• _Information supplied_
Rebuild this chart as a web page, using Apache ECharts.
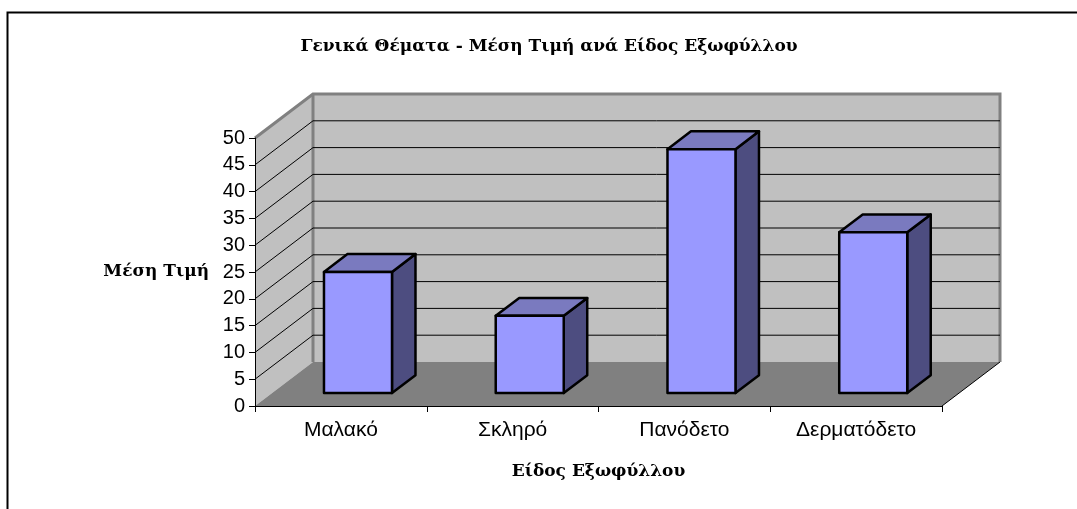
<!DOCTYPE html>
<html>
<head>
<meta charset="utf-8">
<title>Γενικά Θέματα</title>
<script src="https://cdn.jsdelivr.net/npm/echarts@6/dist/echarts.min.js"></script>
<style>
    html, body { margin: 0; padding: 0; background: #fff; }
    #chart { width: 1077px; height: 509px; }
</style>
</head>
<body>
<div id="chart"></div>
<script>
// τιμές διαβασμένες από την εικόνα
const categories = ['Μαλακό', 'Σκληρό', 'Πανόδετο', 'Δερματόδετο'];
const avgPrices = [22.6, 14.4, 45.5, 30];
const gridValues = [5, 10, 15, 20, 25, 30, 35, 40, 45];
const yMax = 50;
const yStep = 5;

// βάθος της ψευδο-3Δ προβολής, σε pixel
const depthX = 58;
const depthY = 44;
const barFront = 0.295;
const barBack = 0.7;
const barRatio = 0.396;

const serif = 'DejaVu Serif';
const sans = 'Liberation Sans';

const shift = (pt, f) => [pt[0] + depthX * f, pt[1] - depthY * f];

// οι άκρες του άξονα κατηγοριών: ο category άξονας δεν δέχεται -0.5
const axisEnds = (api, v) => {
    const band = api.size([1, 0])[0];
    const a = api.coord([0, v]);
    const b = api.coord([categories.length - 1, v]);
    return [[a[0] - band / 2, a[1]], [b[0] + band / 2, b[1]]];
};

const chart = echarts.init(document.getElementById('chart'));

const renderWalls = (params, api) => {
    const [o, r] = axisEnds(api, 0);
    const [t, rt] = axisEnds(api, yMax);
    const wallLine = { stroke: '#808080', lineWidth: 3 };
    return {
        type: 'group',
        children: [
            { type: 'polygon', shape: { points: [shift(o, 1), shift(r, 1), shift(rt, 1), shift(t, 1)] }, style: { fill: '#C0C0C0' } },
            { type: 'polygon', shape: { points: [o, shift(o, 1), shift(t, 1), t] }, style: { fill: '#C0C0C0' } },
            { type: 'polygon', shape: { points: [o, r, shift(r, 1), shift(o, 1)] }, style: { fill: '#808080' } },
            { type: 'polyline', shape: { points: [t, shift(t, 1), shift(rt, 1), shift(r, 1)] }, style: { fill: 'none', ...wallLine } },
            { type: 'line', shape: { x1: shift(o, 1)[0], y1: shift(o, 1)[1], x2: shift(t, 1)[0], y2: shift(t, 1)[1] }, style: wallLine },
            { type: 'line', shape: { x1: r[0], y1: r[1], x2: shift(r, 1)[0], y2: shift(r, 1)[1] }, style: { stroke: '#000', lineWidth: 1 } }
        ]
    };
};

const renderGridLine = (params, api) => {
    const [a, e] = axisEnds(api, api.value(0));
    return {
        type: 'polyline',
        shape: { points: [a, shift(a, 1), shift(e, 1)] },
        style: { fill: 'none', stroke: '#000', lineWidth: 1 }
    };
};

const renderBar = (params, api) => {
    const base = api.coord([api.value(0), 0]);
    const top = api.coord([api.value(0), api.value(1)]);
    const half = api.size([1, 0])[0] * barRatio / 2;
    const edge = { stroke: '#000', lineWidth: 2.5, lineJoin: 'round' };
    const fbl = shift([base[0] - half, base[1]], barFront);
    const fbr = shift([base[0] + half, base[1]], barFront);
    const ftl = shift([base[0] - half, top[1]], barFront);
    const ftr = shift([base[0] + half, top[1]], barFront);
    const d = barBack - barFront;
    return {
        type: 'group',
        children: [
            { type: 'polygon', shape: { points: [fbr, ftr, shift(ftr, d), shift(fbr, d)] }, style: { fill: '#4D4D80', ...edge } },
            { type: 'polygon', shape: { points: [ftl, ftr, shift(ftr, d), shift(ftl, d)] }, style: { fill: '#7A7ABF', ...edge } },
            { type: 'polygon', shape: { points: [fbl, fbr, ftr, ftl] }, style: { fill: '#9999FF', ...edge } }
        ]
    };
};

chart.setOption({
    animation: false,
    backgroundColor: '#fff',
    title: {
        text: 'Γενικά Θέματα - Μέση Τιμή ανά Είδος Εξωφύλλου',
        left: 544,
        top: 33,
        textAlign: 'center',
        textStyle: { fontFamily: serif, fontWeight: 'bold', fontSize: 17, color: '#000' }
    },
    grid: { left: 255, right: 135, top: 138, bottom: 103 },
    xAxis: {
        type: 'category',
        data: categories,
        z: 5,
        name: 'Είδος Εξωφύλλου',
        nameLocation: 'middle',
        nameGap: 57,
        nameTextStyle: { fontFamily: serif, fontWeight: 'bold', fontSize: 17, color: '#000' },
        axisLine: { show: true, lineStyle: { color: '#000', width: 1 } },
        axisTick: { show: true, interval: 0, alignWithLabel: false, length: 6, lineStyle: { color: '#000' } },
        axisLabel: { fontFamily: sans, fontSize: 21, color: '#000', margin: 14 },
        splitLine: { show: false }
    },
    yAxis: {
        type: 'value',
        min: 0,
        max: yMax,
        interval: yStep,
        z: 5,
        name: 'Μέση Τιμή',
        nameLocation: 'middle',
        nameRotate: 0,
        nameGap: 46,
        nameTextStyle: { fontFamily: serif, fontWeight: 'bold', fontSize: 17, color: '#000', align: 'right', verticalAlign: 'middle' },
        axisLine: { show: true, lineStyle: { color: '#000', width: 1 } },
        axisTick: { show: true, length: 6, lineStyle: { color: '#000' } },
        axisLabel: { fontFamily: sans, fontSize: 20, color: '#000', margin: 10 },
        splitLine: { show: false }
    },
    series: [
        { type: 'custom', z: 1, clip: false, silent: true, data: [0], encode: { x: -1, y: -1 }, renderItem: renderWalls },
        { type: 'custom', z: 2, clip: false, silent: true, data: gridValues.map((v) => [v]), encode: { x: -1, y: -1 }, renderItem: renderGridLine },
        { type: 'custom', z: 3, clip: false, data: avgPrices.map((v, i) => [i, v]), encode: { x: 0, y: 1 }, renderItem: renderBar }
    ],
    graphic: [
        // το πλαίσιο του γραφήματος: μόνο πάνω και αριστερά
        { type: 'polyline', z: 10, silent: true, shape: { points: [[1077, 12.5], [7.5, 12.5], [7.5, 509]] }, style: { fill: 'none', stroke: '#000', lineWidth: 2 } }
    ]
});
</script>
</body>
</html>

• _Exercise_
Your copy of the data above should match it exactly, except that pictures are left out.

• _Finished exercise_
Rebuild this chart as a web page, using Apache ECharts.
<!DOCTYPE html>
<html>
<head>
<meta charset="utf-8">
<title>Γενικά Θέματα</title>
<script src="https://cdn.jsdelivr.net/npm/echarts@6/dist/echarts.min.js"></script>
<style>
    html, body { margin: 0; padding: 0; background: #fff; }
    #chart { width: 1077px; height: 509px; }
</style>
</head>
<body>
<div id="chart"></div>
<script>
// τιμές διαβασμένες από την εικόνα
const categories = ['Μαλακό', 'Σκληρό', 'Πανόδετο', 'Δερματόδετο'];
const avgPrices = [22.6, 14.4, 45.5, 30];
const gridValues = [5, 10, 15, 20, 25, 30, 35, 40, 45];
const yMax = 50;
const yStep = 5;

// βάθος της ψευδο-3Δ προβολής, σε pixel
const depthX = 58;
const depthY = 44;
const barFront = 0.295;
const barBack = 0.7;
const barRatio = 0.396;

const serif = 'DejaVu Serif';
const sans = 'Liberation Sans';

const shift = (pt, f) => [pt[0] + depthX * f, pt[1] - depthY * f];

// οι άκρες του άξονα κατηγοριών: ο category άξονας δεν δέχεται -0.5
const axisEnds = (api, v) => {
    const band = api.size([1, 0])[0];
    const a = api.coord([0, v]);
    const b = api.coord([categories.length - 1, v]);
    return [[a[0] - band / 2, a[1]], [b[0] + band / 2, b[1]]];
};

const chart = echarts.init(document.getElementById('chart'));

const renderWalls = (params, api) => {
    const [o, r] = axisEnds(api, 0);
    const [t, rt] = axisEnds(api, yMax);
    const wallLine = { stroke: '#808080', lineWidth: 3 };
    return {
        type: 'group',
        children: [
            { type: 'polygon', shape: { points: [shift(o, 1), shift(r, 1), shift(rt, 1), shift(t, 1)] }, style: { fill: '#C0C0C0' } },
            { type: 'polygon', shape: { points: [o, shift(o, 1), shift(t, 1), t] }, style: { fill: '#C0C0C0' } },
            { type: 'polygon', shape: { points: [o, r, shift(r, 1), shift(o, 1)] }, style: { fill: '#808080' } },
            { type: 'polyline', shape: { points: [t, shift(t, 1), shift(rt, 1), shift(r, 1)] }, style: { fill: 'none', ...wallLine } },
            { type: 'line', shape: { x1: shift(o, 1)[0], y1: shift(o, 1)[1], x2: shift(t, 1)[0], y2: shift(t, 1)[1] }, style: wallLine },
            { type: 'line', shape: { x1: r[0], y1: r[1], x2: shift(r, 1)[0], y2: shift(r, 1)[1] }, style: { stroke: '#000', lineWidth: 1 } }
        ]
    };
};

const renderGridLine = (params, api) => {
    const [a, e] = axisEnds(api, api.value(0));
    return {
        type: 'polyline',
        shape: { points: [a, shift(a, 1), shift(e, 1)] },
        style: { fill: 'none', stroke: '#000', lineWidth: 1 }
    };
};

const renderBar = (params, api) => {
    const base = api.coord([api.value(0), 0]);
    const top = api.coord([api.value(0), api.value(1)]);
    const half = api.size([1, 0])[0] * barRatio / 2;
    const edge = { stroke: '#000', lineWidth: 2.5, lineJoin: 'round' };
    const fbl = shift([base[0] - half, base[1]], barFront);
    const fbr = shift([base[0] + half, base[1]], barFront);
    const ftl = shift([base[0] - half, top[1]], barFront);
    const ftr = shift([base[0] + half, top[1]], barFront);
    const d = barBack - barFront;
    return {
        type: 'group',
        children: [
            { type: 'polygon', shape: { points: [fbr, ftr, shift(ftr, d), shift(fbr, d)] }, style: { fill: '#4D4D80', ...edge } },
            { type: 'polygon', shape: { points: [ftl, ftr, shift(ftr, d), shift(ftl, d)] }, style: { fill: '#7A7ABF', ...edge } },
            { type: 'polygon', shape: { points: [fbl, fbr, ftr, ftl] }, style: { fill: '#9999FF', ...edge } }
        ]
    };
};

chart.setOption({
    animation: false,
    backgroundColor: '#fff',
    title: {
        text: 'Γενικά Θέματα - Μέση Τιμή ανά Είδος Εξωφύλλου',
        left: 544,
        top: 33,
        textAlign: 'center',
        textStyle: { fontFamily: serif, fontWeight: 'bold', fontSize: 17, color: '#000' }
    },
    grid: { left: 255, right: 135, top: 138, bottom: 103 },
    xAxis: {
        type: 'category',
        data: categories,
        z: 5,
        name: 'Είδος Εξωφύλλου',
        nameLocation: 'middle',
        nameGap: 57,
        nameTextStyle: { fontFamily: serif, fontWeight: 'bold', fontSize: 17, color: '#000' },
        axisLine: { show: true, lineStyle: { color: '#000', width: 1 } },
        axisTick: { show: true, interval: 0, alignWithLabel: false, length: 6, lineStyle: { color: '#000' } },
        axisLabel: { fontFamily: sans, fontSize: 21, color: '#000', margin: 14 },
        splitLine: { show: false }
    },
    yAxis: {
        type: 'value',
        min: 0,
        max: yMax,
        interval: yStep,
        z: 5,
        name: 'Μέση Τιμή',
        nameLocation: 'middle',
        nameRotate: 0,
        nameGap: 46,
        nameTextStyle: { fontFamily: serif, fontWeight: 'bold', fontSize: 17, color: '#000', align: 'right', verticalAlign: 'middle' },
        axisLine: { show: true, lineStyle: { color: '#000', width: 1 } },
        axisTick: { show: true, length: 6, lineStyle: { color: '#000' } },
        axisLabel: { fontFamily: sans, fontSize: 20, color: '#000', margin: 10 },
        splitLine: { show: false }
    },
    series: [
        { type: 'custom', z: 1, clip: false, silent: true, data: [0], encode: { x: -1, y: -1 }, renderItem: renderWalls },
        { type: 'custom', z: 2, clip: false, silent: true, data: gridValues.map((v) => [v]), encode: { x: -1, y: -1 }, renderItem: renderGridLine },
        { type: 'custom', z: 3, clip: false, data: avgPrices.map((v, i) => [i, v]), encode: { x: 0, y: 1 }, renderItem: renderBar }
    ],
    graphic: [
        // το πλαίσιο του γραφήματος: μόνο πάνω και αριστερά
        { type: 'polyline', z: 10, silent: true, shape: { points: [[1077, 12.5], [7.5, 12.5], [7.5, 509]] }, style: { fill: 'none', stroke: '#000', lineWidth: 2 } }
    ]
});
</script>
</body>
</html>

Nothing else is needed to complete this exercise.